The Raiders are consistently one of the most ignored clubs on Channel Nine. They had one game broadcast on free-to-air television last season, an away match, and have been granted three in the first 20 rounds this year. Only the New Zealand Warriors received less.
The Raiders re-signed sleeve sponsor Defence Housing Australia during the week and are in negotiations to extend major sponsor Huawei beyond this year.
But Furner said the lack of free-to-air television coverage made it tougher for clubs such as the Raiders to attract sponsors.

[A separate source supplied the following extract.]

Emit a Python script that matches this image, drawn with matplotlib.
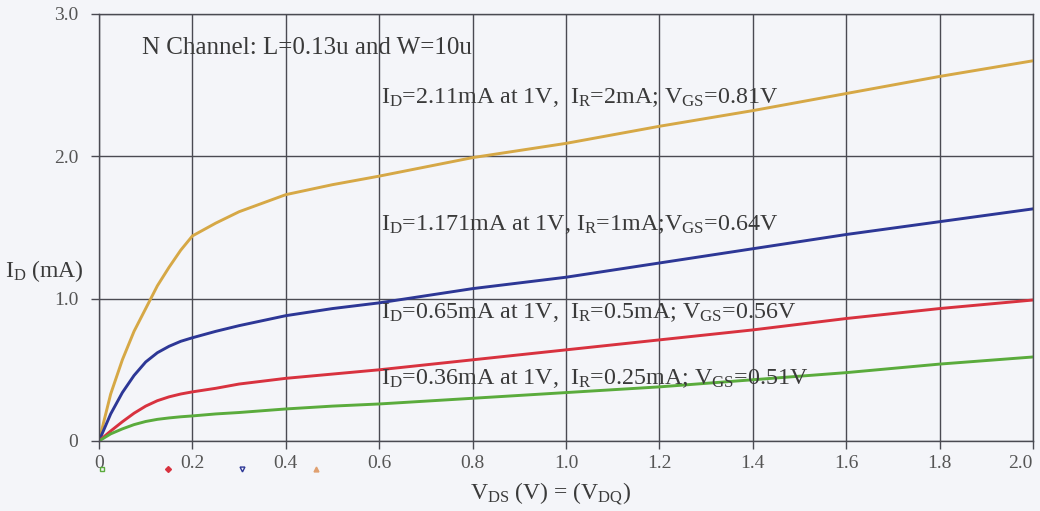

The Brisbane Broncos received 13 Channel Nine games in the first 20 rounds this season.
Furner revealed the NRL was in discussion for a disequal funding model, which could compensate inequities such as free-to-air television exposure.
The NRL refused to comment, a spokesman saying it was premature of the Raiders to discuss such a model.
The AFL have a disequal funding model, which also compensates some interstate teams outside Victoria with living-away-from-home allowances.
"It's certainly not an even playing field when we're getting three [games] and others are getting 23,'' Furner said. "We'll always be jumping up and down about that ... it's certainly an inequality in the game.
"It's no mystery the Broncos obviously get a lot more sponsorship revenue than we do because they're on Channel Nine every Friday night. I know the NRL are looking at a disequal funding model, one of the major factors in there is the disproportionate amount of free-to-air games. I think we'll benefit down the track, but it would be fairer if we were on [free-to-air] more.
"They're looking at lots of different factors in their new model and I know one of them is the lack of equality in free-to-air coverage."
The NRL signed a billion dollar television rights deal with Channel Nine and Fox Sports in 2012, with fixed scheduling part of the agreement.
Furner was adamant the fixed scheduling shouldn't be scrapped.
"I don't think any of the clubs will be voting for that, that might be [Channel Nine's] view but they signed an agreement and all the clubs agreed on the new broadcasting deal based on a greater share of free-to-air so we'll certainly be fighting for it."